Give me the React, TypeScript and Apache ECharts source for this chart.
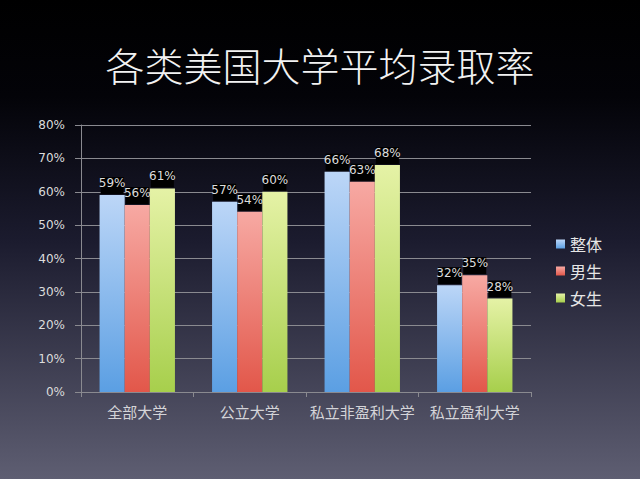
import React, { useEffect, useRef } from "react";
import * as echarts from "echarts";

const categories = ["全部大学", "公立大学", "私立非盈利大学", "私立盈利大学"];
const overall = [59, 57, 66, 32];
const male = [56, 54, 63, 35];
const female = [61, 60, 68, 28];
const seriesNames = ["整体", "男生", "女生"];
const titleText = "各类美国大学平均录取率";

const grad = (top: string, bottom: string) =>
  new echarts.graphic.LinearGradient(0, 0, 0, 1, [
    { offset: 0, color: top },
    { offset: 1, color: bottom },
  ]);

export default function App() {
  const ref = useRef<HTMLDivElement>(null);
  useEffect(() => {
    if (!ref.current) return;
    const chart = echarts.init(ref.current, null, { renderer: "svg" });
    const label = {
      show: true,
      position: "top",
      distance: 1,
      formatter: "{c}%",
      color: "#dcdcdc",
      fontSize: 12,
      fontFamily: "DejaVu Sans",
      backgroundColor: "#000",
      width: 23,
      align: "center",
      overflow: "none",
      padding: [0, 0, 5, 0],
    };
    const colors = [
      ["#bcd6f7", "#5b9fe3"],
      ["#f7a9a3", "#e2574a"],
      ["#e5f2a6", "#a7cf4c"],
    ];
    const datas = [overall, male, female];
    chart.setOption({
      animation: false,
      backgroundColor: new echarts.graphic.LinearGradient(0, 0, 0, 1, [
        { offset: 0, color: "#000000" },
        { offset: 0.2, color: "#030308" },
        { offset: 0.5, color: "#1b1b2e" },
        { offset: 1, color: "#5e5e72" },
      ]),
      title: {
        text: titleText,
        left: "center",
        top: 39,
        textStyle: {
          color: "#f2f2f2",
          fontSize: 39,
          fontWeight: 300,
          fontFamily: "Noto Sans CJK SC",
        },
      },
      legend: {
        orient: "vertical",
        left: 551,
        top: 231,
        itemWidth: 9,
        itemHeight: 9,
        itemGap: 11,
        icon: "rect",
        data: seriesNames,
        textStyle: {
          color: "#e6e6e6",
          fontSize: 16,
          fontFamily: "Noto Sans CJK SC",
        },
      },
      grid: { left: 81, right: 109, top: 125, bottom: 87, containLabel: false },
      xAxis: {
        type: "category",
        data: categories,
        axisLine: { show: true, lineStyle: { color: "#8a8a90", width: 1 } },
        axisTick: { show: true, length: 5, lineStyle: { color: "#8a8a90" } },
        axisLabel: {
          color: "#d4d4d8",
          fontSize: 15,
          margin: 12,
          fontFamily: "Noto Sans CJK SC",
          interval: 0,
        },
      },
      yAxis: {
        type: "value",
        min: 0,
        max: 80,
        interval: 10,
        axisLine: { show: true, lineStyle: { color: "#8a8a90", width: 1 } },
        axisTick: { show: true, length: 6, lineStyle: { color: "#8a8a90" } },
        splitLine: { show: true, lineStyle: { color: "#8a8a90", width: 1 } },
        axisLabel: {
          formatter: "{value}%",
          color: "#dcdcdc",
          fontSize: 12,
          margin: 16,
          fontFamily: "DejaVu Sans",
        },
      },
      series: seriesNames.map((name, i) => ({
        name,
        type: "bar",
        data: datas[i],
        barGap: "0%",
        barCategoryGap: "33%",
        itemStyle: { color: grad(colors[i][0], colors[i][1]) },
        label,
      })),
    });
    return () => chart.dispose();
  }, []);
  return (
    <div
      ref={ref}
      style={{ position: "absolute", left: 0, top: 0, width: 640, height: 479 }}
    />
  );
}
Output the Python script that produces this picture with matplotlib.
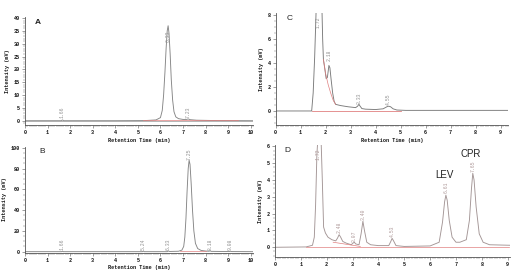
import matplotlib.pyplot as plt
from matplotlib.ticker import MultipleLocator

# ---- panel A (standard 1)
a_time = [0, 1.60, 1.66, 1.72, 4.0, 5.3, 5.8, 6.00, 6.08, 6.14, 6.20, 6.25, 6.30, 6.34,
          6.38, 6.43, 6.48, 6.54, 6.60, 6.68, 6.80, 7.00, 7.15, 7.23, 7.32, 7.6, 8.5, 10.1]
a_int = [0, 0, 0.3, 0, 0, 0.05, 0.3, 1.2, 4.0, 10, 19, 28, 35, 37,
         34, 26, 16, 8, 3.5, 1.5, 0.8, 0.5, 0.5, 0.7, 0.4, 0.2, 0.05, 0]
a_base_t = [5.24, 9.44]
a_base_y = [0.15, 0.15]
a_peak_t = [1.66, 6.34, 7.23]
a_peak_txt = ["1.66", "6.33", "7.23"]

# ---- panel B (standard 2)
b_time = [0, 1.62, 1.66, 1.70, 5.20, 5.24, 5.28, 6.30, 6.35, 6.40, 6.80, 6.95, 7.03, 7.08,
          7.13, 7.18, 7.23, 7.27, 7.31, 7.36, 7.42, 7.48, 7.55, 7.65, 7.80, 8.0, 8.15,
          8.2, 8.25, 9.05, 9.1, 9.15, 10.1]
b_int = [0, 0, 0.4, 0, 0, 0.6, 0, 0, 0.7, 0.2, 0.4, 1.5, 5, 14,
         32, 58, 80, 88, 84, 66, 40, 20, 8, 3, 1.2, 0.6, 0.4,
         0.8, 0.3, 0.1, 0.4, 0.1, 0]
b_base_t = [6.85, 8.0]
b_base_y = [0.3, 0.3]
b_peak_t = [1.66, 5.24, 6.36, 7.27, 8.2, 9.1]
b_peak_txt = ["1.66", "5.24", "6.33", "7.25", "8.18", "9.08"]

# ---- panel C (blank sample)
c_time = [0, 1.44, 1.50, 1.56, 1.62, 1.64, 1.84, 1.88, 1.91, 1.96, 2.02, 2.07, 2.13, 2.17,
          2.22, 2.28, 2.34, 2.40, 2.60, 2.9, 3.2, 3.28, 3.33, 3.38, 3.45, 3.6, 4.0, 4.3,
          4.45, 4.52, 4.6, 4.7, 4.85, 5.2, 9.3]
c_int = [0, 0, 1.5, 4.5, 8.5, 9.5, 9.5, 6.0, 4.3, 3.6, 2.7, 2.8, 3.8, 3.6,
         2.6, 1.5, 0.8, 0.55, 0.45, 0.35, 0.28, 0.4, 0.55, 0.4, 0.2, 0.15, 0.12, 0.18,
         0.35, 0.4, 0.35, 0.18, 0.08, 0.05, 0.05]
c_base_t = [1.44, 5.0]
c_base_y = [0, 0]
c_tail_t = [1.91, 2.0, 2.1, 2.2, 2.3, 2.4]
c_tail_y = [4.3, 3.1, 2.2, 1.5, 0.9, 0.55]
c_peak_t = [1.68, 2.15, 3.33, 4.52]
c_peak_txt = ["1.72", "2.18", "3.33", "4.55"]

# ---- panel D (sample with LEV and CPR)
d_time = [0, 1.2, 1.45, 1.52, 1.57, 1.62, 1.66, 1.72, 1.78, 1.83, 1.88, 1.95, 2.05, 2.2,
          2.35, 2.42, 2.48, 2.54, 2.62, 2.75, 2.95, 3.02, 3.07, 3.12, 3.25, 3.33, 3.40,
          3.46, 3.55, 3.7, 4.0, 4.4, 4.48, 4.53, 4.58, 4.68, 5.0, 6.0, 6.35, 6.48, 6.56,
          6.61, 6.66, 6.74, 6.85, 7.0, 7.15, 7.4, 7.52, 7.60, 7.65, 7.70, 7.78, 7.9, 8.05,
          8.3, 9.09]
d_int = [0, 0.02, 0.12, 0.6, 2.5, 5.5, 6.5, 6.5, 6.5, 4.0, 1.2, 0.85, 0.6, 0.45,
         0.38, 0.55, 0.75, 0.6, 0.35, 0.25, 0.15, 0.25, 0.3, 0.2, 0.15, 0.8, 1.55,
         1.0, 0.3, 0.15, 0.1, 0.1, 0.35, 0.53, 0.4, 0.1, 0.05, 0.08, 0.3, 1.5, 2.7,
         3.1, 2.8, 1.6, 0.6, 0.3, 0.3, 0.45, 1.6, 3.5, 4.4, 4.0, 2.4, 0.8, 0.3,
         0.15, 0.12]
d_base_t = [1.2, 9.05]
d_base_y = [0, 0]
d_tail_t = [2.25, 3.3]
d_tail_y = [0.3, 0.05]
d_peak_t = [1.67, 2.48, 3.07, 3.40, 4.53, 6.61, 7.65]
d_peak_txt = ["1.72", "2.48", "3.07", "3.40", "4.53", "6.61", "7.65"]

W, H = 515, 272
TRACE = "#858585"
RED = "#e08080"
MONO = "Liberation Mono"


def make_axes(fig, left, top, right, bottom):
    # box given in pixels of the 515x272 picture
    return fig.add_axes([left / W, 1 - bottom / H, (right - left) / W, (bottom - top) / H])


def style_axes(ax, xlim, ylim, ymaj, ymin, xlabel=True):
    ax.set_xlim(*xlim)
    ax.set_ylim(*ylim)
    for s in ["top", "right"]:
        ax.spines[s].set_visible(False)
    for s in ["left", "bottom"]:
        ax.spines[s].set_linewidth(0.6)
        ax.spines[s].set_color("#555555")
    ax.xaxis.set_major_locator(MultipleLocator(1))
    ax.xaxis.set_minor_locator(MultipleLocator(0.1))
    ax.yaxis.set_major_locator(MultipleLocator(ymaj))
    ax.yaxis.set_minor_locator(MultipleLocator(ymin))
    ax.tick_params(which="major", length=2.2, width=0.4, color="#555555", pad=1.5,
                   labelsize=3.7, labelcolor="#111111")
    ax.tick_params(which="minor", length=1.1, width=0.3, color="#666666")
    for lab in ax.get_xticklabels() + ax.get_yticklabels():
        lab.set_family(MONO)
        lab.set_weight("bold")
    ax.set_ylabel("Intensity (mV)", family=MONO, weight="bold", fontsize=3.7,
                  color="#111111", labelpad=2.5)
    if xlabel:
        ax.set_xlabel("Retention Time (min)", family=MONO, weight="bold", fontsize=3.7,
                      color="#111111", labelpad=2)
    ax.patch.set_alpha(0)


def peak_labels(ax, times, texts, ys, color="#909090"):
    for t, txt, y in zip(times, texts, ys):
        ax.text(t, y, txt, rotation=90, fontsize=3.4, family=MONO, color=color,
                ha="center", va="bottom")


fig = plt.figure(figsize=(W / 100, H / 100), dpi=100)

# A
ax = make_axes(fig, 25, 17, 253, 125)
ax.plot(a_time, a_int, color=TRACE, lw=0.65)
ax.plot([0, 10.1], [0, 0], color="#999999", lw=0.5)
ax.plot(a_base_t, a_base_y, color=RED, lw=0.5)
style_axes(ax, (0, 10.1), (-1.67, 40.4), 5, 1)
peak_labels(ax, a_peak_t, a_peak_txt, [1.0, 30.5, 1.0])
ax.text(0.45, 38.3, "A", fontsize=6, family="Liberation Sans", weight="bold",
        color="#222222", va="center")

# B
ax = make_axes(fig, 25, 146.7, 253, 252.5)
ax.plot(b_time, b_int, color=TRACE, lw=0.65)
ax.plot(b_base_t, b_base_y, color=RED, lw=0.5)
style_axes(ax, (0, 10.1), (-0.8, 101), 20, 5)
peak_labels(ax, b_peak_t, b_peak_txt, [1.5, 1.5, 1.5, 88.5, 1.5, 1.5])
ax.text(0.65, 96.5, "B", fontsize=6, family="Liberation Sans", color="#222222",
        va="center")

# C
ax = make_axes(fig, 275.7, 13, 508, 125)
ax.plot(c_time, c_int, color="#7a7a7a", lw=0.65)
ax.plot(c_base_t, c_base_y, color=RED, lw=0.6)
ax.plot(c_tail_t, c_tail_y, color=RED, lw=0.5)
style_axes(ax, (0, 9.3), (-1.17, 8.17), 2, 0.5)
peak_labels(ax, c_peak_t, c_peak_txt, [6.9, 4.2, 0.6, 0.5])
ax.text(0.42, 7.7, "C", fontsize=6, family="Liberation Sans", color="#222222",
        va="center")

# D
ax = make_axes(fig, 275, 145, 510, 256.7)
ax.plot(d_time, d_int, color="#a39595", lw=0.65)
ax.plot(d_base_t, d_base_y, color=RED, lw=0.5)
ax.plot(d_tail_t, d_tail_y, color=RED, lw=0.5)
style_axes(ax, (0, 9.09), (-0.56, 6.08), 1, 0.25, xlabel=False)
peak_labels(ax, d_peak_t, d_peak_txt, [5.2, 0.85, 0.3, 1.65, 0.6, 3.2, 4.5],
            color="#ad9797")
ax.text(0.35, 5.75, "D", fontsize=6, family="Liberation Sans", color="#222222",
        va="center")
ax.text(6.54, 4.3, "LEV", fontsize=7, family="Liberation Sans", color="#222222",
        ha="center", va="center")
ax.text(7.58, 5.55, "CPR", fontsize=7, family="Liberation Sans", color="#222222",
        ha="center", va="center")

fig.savefig("out.png", dpi=100)
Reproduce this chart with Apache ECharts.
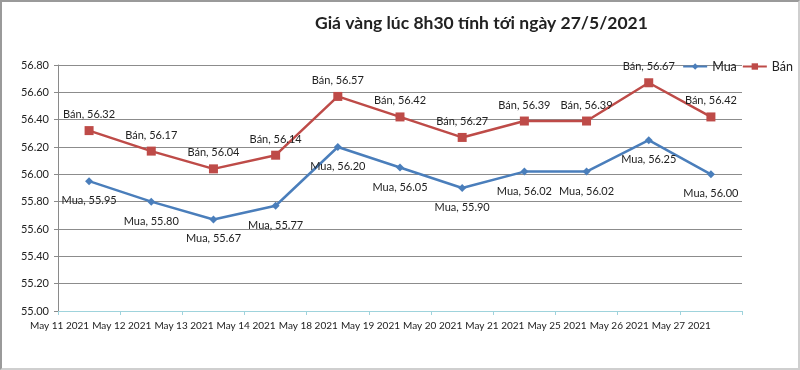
<!DOCTYPE html>
<html><head><meta charset="utf-8">
<script src="https://cdn.jsdelivr.net/npm/echarts@6/dist/echarts.min.js"></script>
<style>
html,body{margin:0;padding:0;background:#fff;}
#c{width:800px;height:370px;box-sizing:border-box;border:2px solid #9a9a9a;border-right-color:#cfcfcf;border-bottom-color:#cfcfcf;}
</style></head>
<body><div id="c"></div>
<script>
const categories = ['May 11 2021','May 12 2021','May 13 2021','May 14 2021','May 18 2021','May 19 2021','May 20 2021','May 21 2021','May 25 2021','May 26 2021','May 27 2021'];
const mua = [55.95, 55.80, 55.67, 55.77, 56.20, 56.05, 55.90, 56.02, 56.02, 56.25, 56.00];
const ban = [56.32, 56.17, 56.04, 56.14, 56.57, 56.42, 56.27, 56.39, 56.39, 56.67, 56.42];
const yMin = 55.0, yMax = 56.8, yStep = 0.2;

const chart = echarts.init(document.getElementById('c'));
const font = 'Lato, "Open Sans", sans-serif';
chart.setOption({
  animation: false,
  backgroundColor: '#fff',
  textStyle: {fontFamily: font},
  title: {
    text: 'Giá vàng lúc 8h30 tính tới ngày 27/5/2021',
    left: 308, top: 7,
    textStyle: {fontFamily: font, fontSize: 17.5, fontWeight: 'bold', color: '#222'}
  },
  legend: {
    right: 0, top: 53, itemWidth: 24, itemHeight: 8, itemGap: 5,
    textStyle: {fontFamily: font, fontSize: 12.5, color: '#222'},
    data: ['Mua', 'Bán']
  },
  grid: {left: 56, right: 56, top: 63, bottom: 57, containLabel: false},
  xAxis: {
    type: 'category', data: categories, boundaryGap: true,
    axisLine: {lineStyle: {color: '#9fd3dc', width: 1}},
    axisTick: {show: true, interval: 0, length: 4, lineStyle: {color: '#9fd3dc'}},
    axisLabel: {interval: 0, align: 'right', margin: 10, fontSize: 10, color: '#222', fontFamily: font}
  },
  yAxis: {
    type: 'value', min: yMin, max: yMax, interval: yStep,
    axisLine: {show: true, lineStyle: {color: '#8a8a8a'}},
    axisTick: {show: true, length: 4, lineStyle: {color: '#8a8a8a'}},
    axisLabel: {formatter: v => v.toFixed(2), fontSize: 11, color: '#222', margin: 9, fontFamily: font},
    splitLine: {lineStyle: {color: '#8c8c8c', width: 1}}
  },
  series: [
    {
      name: 'Mua', type: 'line', data: mua,
      symbol: 'diamond', symbolSize: 8,
      lineStyle: {color: '#4a7ebb', width: 2.5},
      itemStyle: {color: '#4a7ebb'},
      label: {show: true, position: 'bottom', distance: 10, fontSize: 11, color: '#222', fontFamily: font,
        formatter: p => 'Mua, ' + p.value.toFixed(2)}
    },
    {
      name: 'Bán', type: 'line', data: ban,
      symbol: 'rect', symbolSize: 9,
      lineStyle: {color: '#be4b48', width: 2.5},
      itemStyle: {color: '#be4b48'},
      label: {show: true, position: 'top', distance: 6, fontSize: 11, color: '#222', fontFamily: font,
        formatter: p => 'Bán, ' + p.value.toFixed(2)}
    }
  ]
});
</script></body></html>
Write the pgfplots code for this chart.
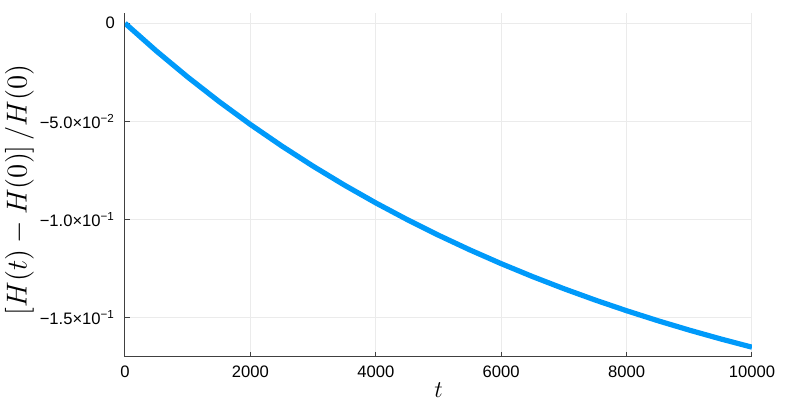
\documentclass[border=0pt]{standalone}
\usepackage{pgfplots}
\pgfplotsset{compat=1.18}
\usepackage{fontspec}
\setmainfont{Liberation Sans}
\definecolor{jblue}{RGB}{0,154,250}
\pgfplotstableread{
t y
0 0
500 -0.014154
1000 -0.027431
1500 -0.039889
2000 -0.051585
2500 -0.062533
3000 -0.072820
3500 -0.082469
4000 -0.091525
4500 -0.100015
5000 -0.107982
5500 -0.115457
6000 -0.122467
6500 -0.129045
7000 -0.135216
7500 -0.141005
8000 -0.146437
8500 -0.151532
9000 -0.156312
9500 -0.160796
10000 -0.165004
}\curve
\begin{document}
\begin{tikzpicture}
\begin{axis}[
  name=ax,
  scale only axis, width=313.5pt, height=172pt,
  xmin=0, xmax=10000, ymin=-0.170, ymax=0.0052,
  scaled ticks=false,
  axis lines*=left,
  axis line style={-, draw=black!75, line width=0.5pt},
  tick align=inside, major tick length=2.5pt,
  tick style={black!75, line width=0.5pt},
  xtick={0,2000,4000,6000,8000,10000},
  xticklabels={0,2000,4000,6000,8000,10000},
  ytick={-0.15,-0.1,-0.05,0},
  yticklabels={{−1.5×10\textsuperscript{−1}},{−1.0×10\textsuperscript{−1}},{−5.0×10\textsuperscript{−2}},0},
  grid=major, major grid style={black!8, line width=0.5pt},
  tick label style={font=\fontsize{8.3}{9}\selectfont},
  xticklabel style={yshift=-1pt},
  yticklabel style={xshift=-1.5pt},
  xlabel={$t$}, ylabel={$\left[H(t)-H(0)\right]/H(0)$},
  xlabel style={font=\fontsize{13.2}{14}\selectfont, at={(axis description cs:0.5,0)}, anchor=center, yshift=-16.5pt},
  ylabel style={font=\fontsize{14}{15}\selectfont, at={(axis description cs:0,0.5)}, anchor=center, yshift=52.8pt, xshift=-2.5pt},
  clip=true,
]
\addplot[jblue, line width=2.6pt] table[x=t,y=y] {\curve};
\end{axis}
\pgfresetboundingbox
\path[use as bounding box] ([shift={(-62.5pt,-21.5pt)}]ax.south west) rectangle ([shift={(24pt,6.5pt)}]ax.north east);
\end{tikzpicture}
\end{document}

_ _ _ _ _ _ _

• [WHAT IS NEEDED]: How many of these lines contain "with"? Write only the number.

• [OUTPUT OF THE EXERCISE]: 3